Review-ish: Silence of the Girls by Pat Barker

”Silence becomes a woman’. Every women I’ve ever known was brought up on that saying.’

I’ve been aware of Pat Barker’s writing for years, having read her work in college (Regeneration I think) when studying First World War literature. But to be honest, I haven’t picked up anything of her since then. Until one of our Book Club members mentioned that she had, like Madeline Miller, been re-writing the Greek classics from a female perspective.

I brought this beautiful copy at Hay Festival where she was a speaker this year. I would have loved to have heard her speak and its given me the drive to take some time next year so get over to Hay more.

In all honesty, I read this a while a go now (I’m playing catch up on reviews) but the word one that sticks out still when I think of it is ‘brutal’. There’s much more blood, violence and brutality than Circe but then it follows the those affected by the Trojan War, rather than the squabbling of the Gods. There were moments that were hard to read.

It has made me consider trigger warnings. On Goodreads, many people asked about the incident of sexual assault in Circe, but other than questioning whether Silence of the Girls is appropriate for younger readers, there was a lot less discussion about trigger warnings, despite the fact that this novel contains many more incidents. I’d be really interested in discussing whether trigger warnings are necessary/important on novels further.

The title is powerful. Their silence is their strength. These women who are pawns, slaves and playthings in a war that saw them lose their brothers, sons, husbands and fathers. Barker flips the narrative, contrasting these steely women with passionate warriors that weep and throw their toys out of the pram at the drop of a hat.

Parker effectively uses italics to show the inner voice, from both sides. She manages to show so much nuance in the characters.

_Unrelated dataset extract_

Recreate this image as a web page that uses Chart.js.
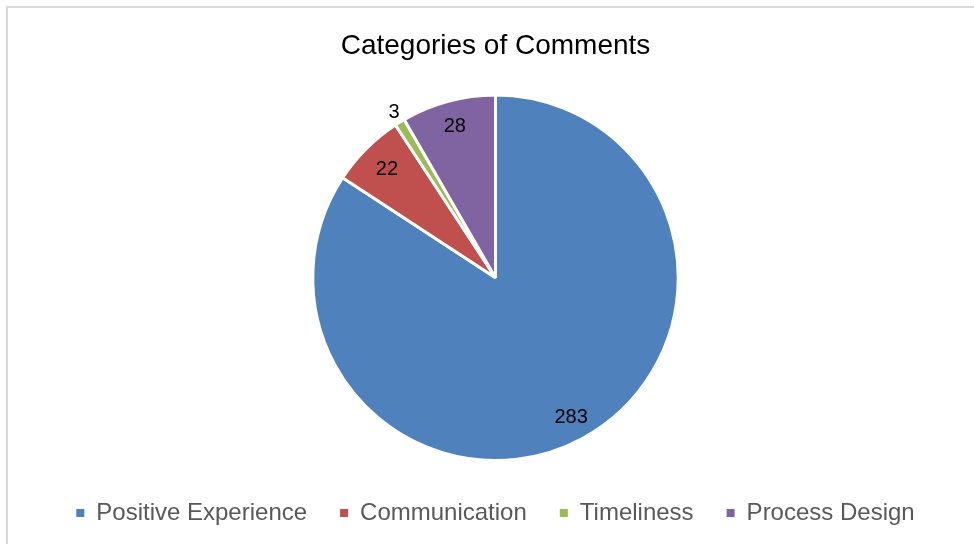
<!DOCTYPE html>
<html lang="en">
<head>
  <meta charset="utf-8" />
  <title>Categories of Comments</title>
  <style>
    html, body {
      margin: 0;
      padding: 0;
      background: #ffffff;
      overflow: hidden;
    }
    .frame {
      position: absolute;
      left: 6px;
      top: 6px;
      width: 1000px;
      height: 600px;
      border-top: 2px solid #d9d9d9;
      border-left: 2px solid #d9d9d9;
    }
    .wrap {
      position: absolute;
      left: 0;
      top: 0;
      width: 974px;
      height: 544px;
    }
  </style>
</head>
<body>
  <div class="frame"></div>
  <div class="wrap"><canvas id="chart"></canvas></div>

  <script src="https://cdn.jsdelivr.net/npm/chart.js"></script>
  <script>
    const categories = ['Positive Experience', 'Communication', 'Timeliness', 'Process Design'];
    const counts = [283, 22, 3, 28];
    const colors = ['#4f81bd', '#c0504d', '#9bbb59', '#8064a2'];

    // where each value label sits, as a fraction of the radius
    const labelRadius = [0.87, 0.84, 1.06, 0.86];

    const valueLabels = {
      id: 'valueLabels',
      afterDatasetsDraw(chart) {
        const ctx = chart.ctx;
        const meta = chart.getDatasetMeta(0);
        ctx.save();
        ctx.font = '20px "Liberation Sans", Arial, sans-serif';
        ctx.fillStyle = '#000000';
        ctx.textAlign = 'center';
        ctx.textBaseline = 'middle';
        meta.data.forEach((arc, i) => {
          const p = arc.getProps(['x', 'y', 'startAngle', 'endAngle', 'outerRadius'], true);
          const mid = (p.startAngle + p.endAngle) / 2;
          const r = p.outerRadius * labelRadius[i];
          ctx.fillText(String(counts[i]), p.x + Math.cos(mid) * r, p.y + Math.sin(mid) * r);
        });
        ctx.restore();
      }
    };

    const defaultLabels = Chart.controllers.pie.overrides.plugins.legend.labels.generateLabels;

    new Chart(document.getElementById('chart'), {
      type: 'pie',
      data: {
        labels: categories,
        datasets: [{
          data: counts,
          backgroundColor: colors,
          borderColor: '#ffffff',
          borderWidth: 3,
          hoverOffset: 0
        }]
      },
      options: {
        responsive: true,
        maintainAspectRatio: false,
        animation: false,
        layout: { padding: { left: 17, right: 0, top: 0, bottom: 9 } },
        plugins: {
          title: {
            display: true,
            text: 'Categories of Comments',
            color: '#000000',
            font: { family: '"Liberation Sans", Arial, sans-serif', size: 28, weight: 'normal' },
            padding: { top: 29, bottom: 31 }
          },
          legend: {
            position: 'bottom',
            // empty title only adds a little space above the items
            title: { display: true, text: '', font: { size: 5 }, padding: 0 },
            labels: {
              color: '#595959',
              font: { family: '"Liberation Sans", Arial, sans-serif', size: 24 },
              boxWidth: 8,
              boxHeight: 8,
              padding: 33,
              // plain squares, without the white slice border
              generateLabels(chart) {
                return defaultLabels(chart).map(item => ({ ...item, lineWidth: 0 }));
              }
            }
          },
          tooltip: { enabled: false }
        }
      },
      plugins: [valueLabels]
    });
  </script>
</body>
</html>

Especially when Briseis is being struggled over by men on different sides of this tireless war.

The use of British vernacular did grate on me occasionally. But not enough to stop me from ploughing on. This book is definitely compelling. I wouldn’t say I enjoyed it, it was too violent for me to me to find enjoyment in it, but I couldn’t put it down. The writing is brilliant and all I expected from Barker.

I would whole-heartedly recommend it if you’ve been suckered into this sort of novel like I have. I assume that anyone picking up a novel based on Greek myths would expect a level of violence and would know what they’re getting themselves into. Why is it that reading about violence bothers me more at some times that others? Anyone else find this?